While the forum didn’t resolve the issue of the pumped storage project, it did open up a space for robust dialogue and a shift towards a deeper democracy, which moves toward the vision of cooperation in the living economy. It also underscored the importance of careful siting of energy projects highlighted in the CRITFC Energy Vision.
Addressing Climate Panic
One dangerous dynamic in the climate movement is what I am calling “climate panic.” It goes like this: because climate change is the existential threat of our time, we must immediately build [insert favorite energy project here] without a thorough vetting of the consequences because climate chaos trumps all other concerns. While I am hugely sympathetic to the urgency of action required by the climate crisis, generally operating out of panic mode doesn’t produce wise decisions. This behavior needs to be called out as an impediment to the just transition.
The climate panic argument is often connected to a specific silver-bullet type of energy project, as in, “We must build new nuclear, an energy cable through the river, a renewable fuel terminal, poorly developed green hydrogen, etc.” in order to save ourselves from climate chaos. Sometimes, when examined closely, these projects are harmful greenwashing and come straight out of the extractivist playbook, even by the same corporations that got us into this climate crisis in the first place.
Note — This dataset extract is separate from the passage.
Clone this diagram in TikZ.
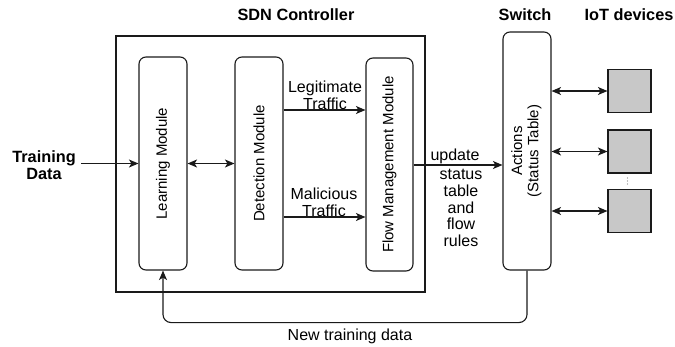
\documentclass[tikz,border=0pt]{standalone}
\usepackage{fontspec}
\setmainfont{Liberation Sans}
\usetikzlibrary{arrows.meta}
\definecolor{devfill}{HTML}{C8C8C8}
\definecolor{edge}{HTML}{1A1A1A}
\begin{document}
\begin{tikzpicture}[x=1pt,y=1pt,line width=1.1pt,draw=edge,
  tip/.style={-{Stealth[length=9.5pt,width=8pt,inset=2.5pt]}},
  tips/.style={{Stealth[length=9.5pt,width=8pt,inset=2.5pt]}-{Stealth[length=9.5pt,width=8pt,inset=2.5pt]}},
  module/.style={draw=edge,rounded corners=7pt,inner sep=0pt,font=\fontsize{15}{16.4}\selectfont},
  device/.style={draw=edge,fill=devfill,minimum width=43pt,minimum height=43pt,inner sep=0pt},
  txt/.style={inner sep=0pt,align=center,font=\fontsize{16}{16.7}\selectfont},
  ttl/.style={inner sep=0pt,align=center,font=\fontsize{16.3}{16.7}\selectfont\bfseries}]
\useasboundingbox (0,0) rectangle (675,-346);
% controller frame
\node[draw=edge,minimum width=309pt,minimum height=256pt,inner sep=0pt] (sdn) at (270.5,-164) {};
% modules
\node[module,minimum width=48pt,minimum height=213pt] (learn) at (163,-163.5) {\rotatebox{90}{Learning Module}};
\node[module,minimum width=48pt,minimum height=213pt] (detect) at (259,-163.5) {\rotatebox{90}{Detection Module}};
\node[module,minimum width=47pt,minimum height=213pt] (flow) at (389.5,-164.5) {\rotatebox{90}{Flow Management Module}};
\node[module,minimum width=48pt,minimum height=238pt] (switch) at (527,-151) {\rotatebox{90}{\begin{tabular}{@{}c@{}}Actions\\(Status Table)\end{tabular}}};
% devices
\node[device] (iot1) at (629.5,-91) {};
\node[device] (iot2) at (629.5,-151.5) {};
\node[device] (iot3) at (629.5,-211) {};
\foreach \yy in {178,181,184} \fill[gray] (627.5,-\yy) circle (0.7pt);
% titles
\node[ttl] (sdntitle) at (296,-15) {SDN Controller};
\node[ttl] (swtitle) at (525,-15) {Switch};
\node[ttl] (iottitle) at (629,-15) {IoT devices};
% texts
\node[ttl] (train) at (44,-165) {Training\\Data};
\node[txt] (legit) at (325,-95) {Legitimate\\Traffic};
\node[txt] (mal) at (324,-202) {Malicious\\Traffic};
\node[txt] (upd) at (455,-156) {update};
\node[txt] (stat) at (461,-208) {status\\table\\and\\flow\\rules};
\node[txt] (newdata) at (350,-336) {New training data};
% connectors
\coordinate (tdstart) at (81,-163.5);
\draw[tip] (tdstart) -- (learn.west);
\draw[tips] (learn.east) -- (detect.west);
\draw[tip] (detect.east |- 0,-110) -- (flow.west |- 0,-110);
\draw[tip] (detect.east |- 0,-217) -- (flow.west |- 0,-217);
\draw[tip] (flow.east |- 0,-165) -- (switch.west |- 0,-165);
\draw[tips] (switch.east |- iot1) -- (iot1.west);
\draw[tips] (switch.east |- iot2) -- (iot2.west);
\draw[tips] (switch.east |- iot3) -- (iot3.west);
\draw[tip,rounded corners=8pt] (switch.south) |- ([yshift=-52pt]learn.south) -- (learn.south);
\end{tikzpicture}
\end{document}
Operating from a place of climate panic can also divert huge amounts of funding to corporate interests and away from genuine climate solutions. It often includes the idea of sacrifice zones–areas that “don’t matter” to the dominant society. A just transition rejects the idea of sacrifice zones or sacrifice people–these come from an extractivist worldview. Instead of operating out of climate panic, we must engage with organizer adrienne maree brown’s concept of “moving at the speed of trust.”
We have to get serious about following a just transition mode that challenges us to act deliberately and to ground our actions in values. A just transition acknowledges that the transition won’t be easy and it won’t be based on old models of urgency and pushing projects forward without looking at the possible negative consequences. It will require us to stand up for building the new regenerative economy, and rejecting the extractivist economy we are so accustomed to. Unfortunately, there are no silver bullets or quick fixes. We have to be in this for the long haul–moving at the speed of trust.
Columbia Riverkeeper’s Role in the Just Transition
A just transition challenges Columbia Riverkeeper and other organizations to reimagine our roles in shifting power and leadership to those most harmed from the current economy. Are we centering racial justice in our work? What is our theory of change? How do we connect to broader social justice movements? These are all important questions organizations like Columbia Riverkeeper must grapple with as we determine how to use the power and privilege we have towards creating the just transition.
Operating from a just transition framework comes from a place of hope and a belief that another world is possible, that there is a place for us there, that we can build it. It’s a place of creativity, abundance, and joy. A place like the Columbia River.